Flooding in Aberdeen stranded workers in offices after the River Dee burst its banks. In Moray, firefighters rescued a woman and child trapped in a car by floodwater in Garmouth.
In the south-west, up to 60 trees and an electricity pylon fell on the A713 between Castle Douglas and Ayr.
The storm claimed a 270-year-old ash tree that stood in the grounds of Gordon Castle, near Fochabers, Moray, and was listed by the Forestry Commission for Scotland as one of the ten most significant trees in the country.

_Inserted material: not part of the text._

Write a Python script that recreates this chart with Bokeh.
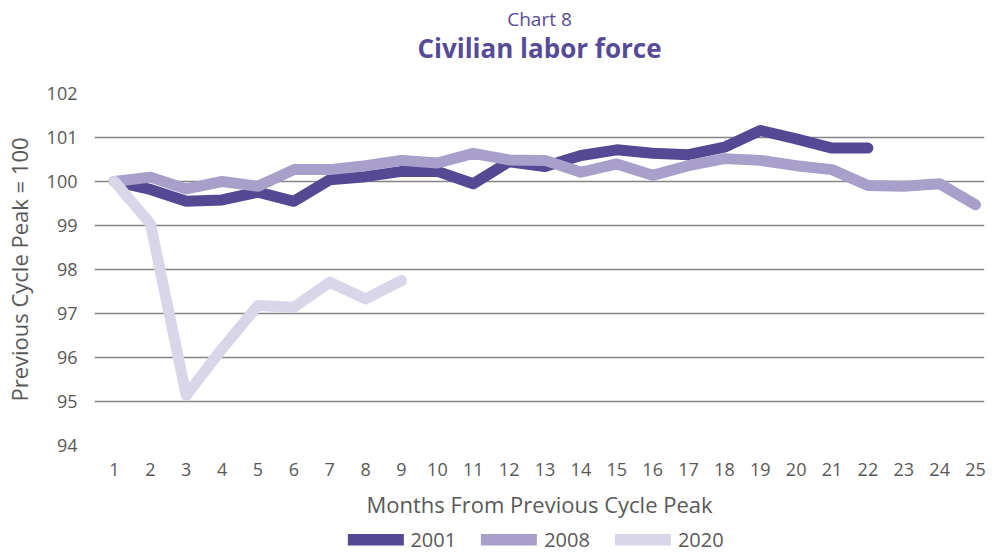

Several lorries were blown over, including on the M74 in Lanarkshire, the A83 near Rest and Be Thankful in Argyll and on the M90 Friarton Bridge in Perth.
At the height of the storm, about 130,000 homes were without power, the majority on the west coast and in the Highlands.
Scottish Hydro Electric said more than 80,000 homes across the north of Scotland had suffered power cuts, with the worst affected areas the Highlands, Tayside and Argyll. Last night, power had been restored to about 33,000 of them. A further 50,000 were cut off in central and southern Scotland, ScottishPower said. Electricity was later restored to about 28,000 of them.
A top wind speed of 142mph was recorded on Aonach Mor, near Fort William. In the Central Belt, winds of 90mph were recorded near Lanark, of 82mph on Blackford Hill in Edinburgh and of 77mph at Glasgow airport. The record is a gust of 173mph on Cairn Gorm in 1986.
Forecasters said milder weather would return today, but as a warm front from the west met colder weather over Scotland, it could lead to a little snow, which would soon turn to rain.